Terrorism by Zionist Jews, who hanged British soldiers and booby-trapped their bodies, bombed the King David Hotel in Jerusalem and massacred whole villages, is a part of Israeli history.
Israel continually uses the excuse that Palestinians/Hamas are enemies of Israel, therefore Israel cannot make peace with them. Insane.
Michael Leitner has devoted years to actually working for peace in the Holy Land through co-existence activities between Israeli Jews and Palestinians. He continued his work this summer while under fire from Hamas rockets.
As Leitner points out, Israel withdrew from Gaza in 2005, forcibly evacuating many settlers, in the hopes of furthering the stalled peace process. The result, rather than peace, was Hamas’ rise to power, killing of rival Palestinians, and shelling of Israel. This summer, Israel responded with military action to 4,500 rockets that Hamas fired on Israeli civilians. In such a case, any nation has not only the right, but the obligation to defend its citizens. Israel takes extraordinary care to avoid civilian deaths, but when war is deliberately waged from among civilians, as by Hamas, there will always be terrible casualties.

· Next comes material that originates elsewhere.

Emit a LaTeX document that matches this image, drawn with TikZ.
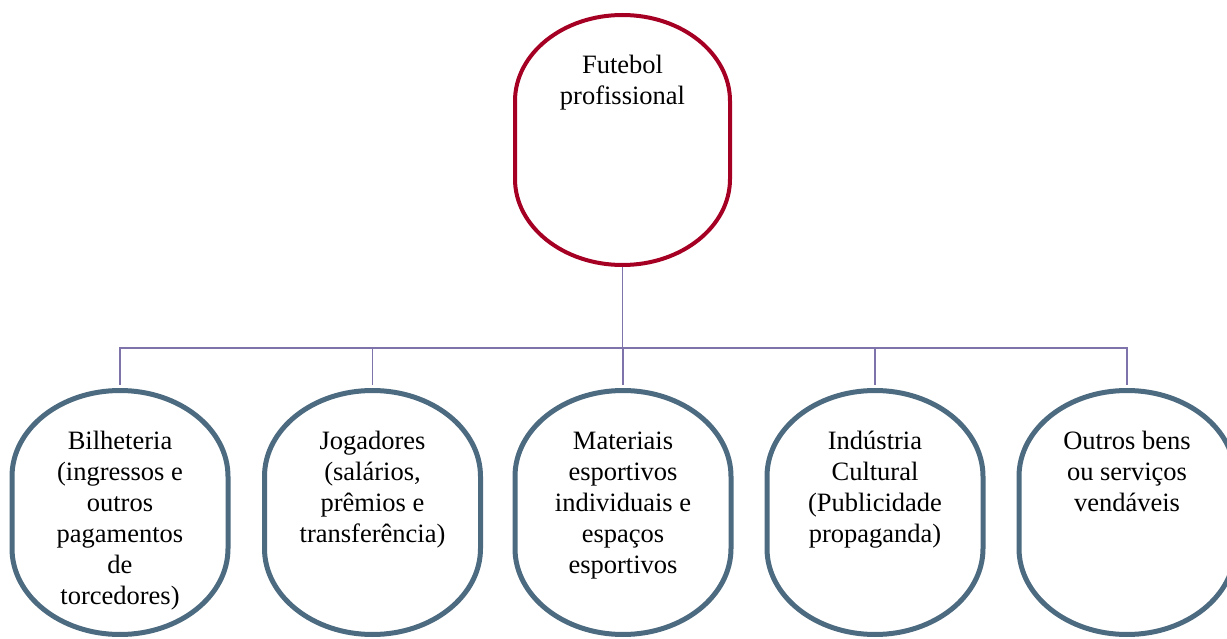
\documentclass[tikz,border=0pt]{standalone}
\usepackage{fontspec}
\setmainfont{Liberation Serif}
\usetikzlibrary{calc}
\definecolor{topred}{RGB}{165,0,36}
\definecolor{boxblue}{RGB}{76,106,128}
\definecolor{connpurple}{RGB}{126,116,171}
\newcommand\drawoval[4]{% style, node, rx, ry
  \draw[#1] ([yshift=-#4]#2.north west)
    arc[start angle=180,end angle=90,x radius=#3,y radius=#4]
    -- ([xshift=-#3]#2.north east)
    arc[start angle=90,end angle=0,x radius=#3,y radius=#4]
    -- ([yshift=#4]#2.south east)
    arc[start angle=0,end angle=-90,x radius=#3,y radius=#4]
    -- ([xshift=#3]#2.south west)
    arc[start angle=-90,end angle=-180,x radius=#3,y radius=#4]
    -- cycle;}
\newcommand\ovaltext[3]{\parbox[c][#1][t]{#2}{\centering\fontsize{26.5}{31}\selectfont\rule{0pt}{59pt}#3}}
\tikzset{
  oval/.style={inner sep=0pt,outer sep=0pt,shape=rectangle,anchor=center},
  redline/.style={draw=topred,line width=4pt},
  blueline/.style={draw=boxblue,line width=5pt},
  conn/.style={draw=connpurple,line width=1.8pt}
}
\begin{document}
\begin{tikzpicture}[x=1pt,y=1pt]
\useasboundingbox (0,0) rectangle (1227,-639);
\clip (0,0) rectangle (1227,-639);
\node[oval] (top) at (622.5,-140) {\ovaltext{250pt}{215pt}{Futebol\\profissional}};
\node[oval] (b1) at (120,-512.5) {\ovaltext{244pt}{216pt}{Bilheteria\\(ingressos e\\outros\\pagamentos\\de\\torcedores)}};
\node[oval] (b2) at (372.5,-512.5) {\ovaltext{244pt}{216pt}{Jogadores\\(salários,\\prêmios e\\transferência)}};
\node[oval] (b3) at (623,-512.5) {\ovaltext{244pt}{216pt}{Materiais\\esportivos\\individuais e\\espaços\\esportivos}};
\node[oval] (b4) at (875,-512.5) {\ovaltext{244pt}{216pt}{Indústria\\Cultural\\(Publicidade\\propaganda)}};
\node[oval] (b5) at (1127,-512.5) {\ovaltext{244pt}{216pt}{Outros bens\\ou serviços\\vendáveis}};
\drawoval{redline}{top}{107.5pt}{86pt}
\foreach \n in {b1,b2,b3,b4,b5}{\drawoval{blueline}{\n}{108pt}{86pt}}
\coordinate (bus) at (0,-348);
\foreach \n in {b1,b2,b3,b4,b5}{
  \draw[conn,shorten <=2pt,shorten >=6pt] (top.south) -- (top.south |- bus) -| (\n.north);
}
\end{tikzpicture}
\end{document}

I am heartbroken for the parents and grandparents, children and spouses, who have been caught in this conflict over so many years. Heartbroken as well as for the seemingly forgotten Arab victims throughout the Middle East, in conflicts with no relationship to Israel. Rather than the scorn shown by opposing letters (some reasonable and some rambling), let’s all resolve, like Leitner, to work for peace.
Rabbi Julie Danan
Obamacare’s a Ponzi scheme
Socialism—government production of goods and services—can be very efficient. In Social Security and Obamacare, however, it’s not implemented intelligently, efficiently or fairly. Since government lacks spending and borrowing limits, both programs facilitate inflation and embezzlement.

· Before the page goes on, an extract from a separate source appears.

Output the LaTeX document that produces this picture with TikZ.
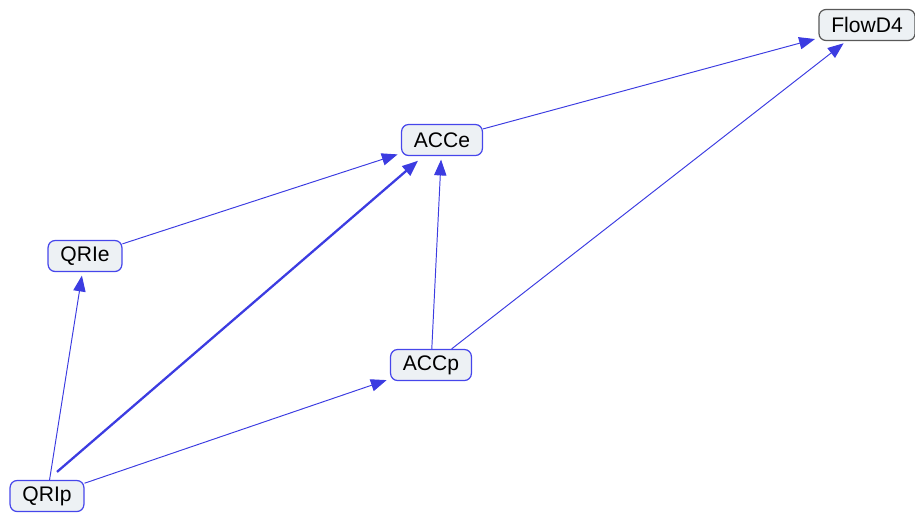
\documentclass[tikz,border=0pt]{standalone}
\usepackage{fontspec}
\setmainfont{Liberation Sans}
\usetikzlibrary{arrows.meta,calc}

\definecolor{boxfill}{RGB}{237,241,244}
\definecolor{boxline}{RGB}{70,70,235}
\definecolor{linkblue}{RGB}{60,60,225}

\begin{document}
\begin{tikzpicture}[
    x=0.02cm, y=-0.02cm,
    var/.style={rectangle,rounded corners=4pt,draw=boxline,fill=boxfill,line width=0.7pt,
        font=\fontsize{12}{14}\selectfont,inner xsep=7pt,minimum height=0.62cm},
    sink/.style={var,draw=black!65},
    link/.style={draw=linkblue,line width=0.55pt,-{Triangle[length=9pt,width=7pt]},shorten >=2pt},
    strong/.style={link,line width=1.3pt,shorten >=4pt}
]
    \useasboundingbox (0,0) rectangle (915,514);

    % Nodes
    \node[sink] (flow) at (867,25) {FlowD4};
    \node[var] (acce) at (442,140) {ACCe};
    \node[var] (qrie) at (85,256) {QRIe};
    \node[var] (accp) at (431,365) {ACCp};
    \node[var] (qrip) at (47,496) {QRIp};

    % Edges
    \draw[link] (acce) -- (flow);
    \draw[link] (accp) -- (flow);
    \draw[link] (qrie) -- (acce);
    \draw[link] (accp) -- (acce);
    \draw[strong] ([shift={(10,-8)}]qrip.north) -- (acce);
    \draw[link] (qrip) -- (qrie);
    \draw[link] (qrip) -- (accp);
\end{tikzpicture}
\end{document}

Congress spent the Social Security fund and now pays benefits with current receipts. Obamacare funds are used by private insurers to pay extravagant salaries, overhead and shareholder dividends. Only a portion pays medical claims, which themselves aren’t entirely legitimate. Hospitals billing $10,000 a night for care indicates charging for losses treating indigent patients and also embezzlement.

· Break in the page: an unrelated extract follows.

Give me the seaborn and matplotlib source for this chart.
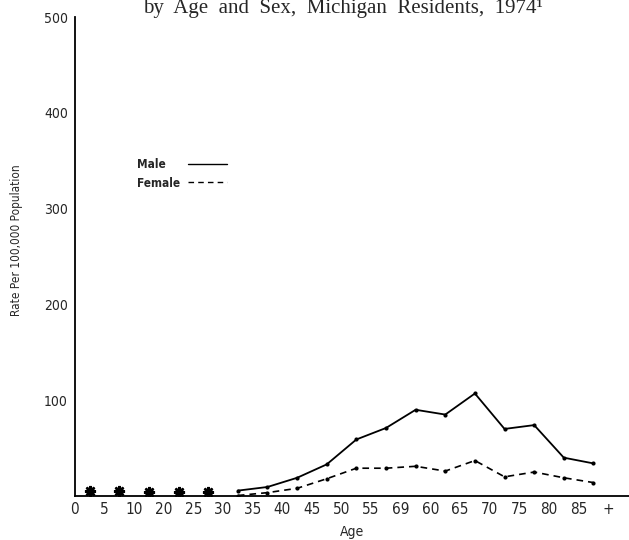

Yes, embezzlement. Say instead of paying 23 percent of your $50,000-per-year earnings (raised 3 percent per year) to Social Security and Obamacare for 40 years, you invested this money privately for a 5 percent return. Living a clean, healthy life and accordingly needing negligible medical services, you’d have $2,226,000 + $111,300 + per-year interest forever, retiring at age 65. Under Social Security and Obamacare, the insurers accrue interest on the principal, pay maximum $31,704 per year when you’re eligible, and keep it all when the surviving spouse dies. Accordingly, for many (if not most), these programs are nothing more than Ponzi schemes.
Be wary of “leaders”: A shepherd’s ultimate goal is a good lamb roast.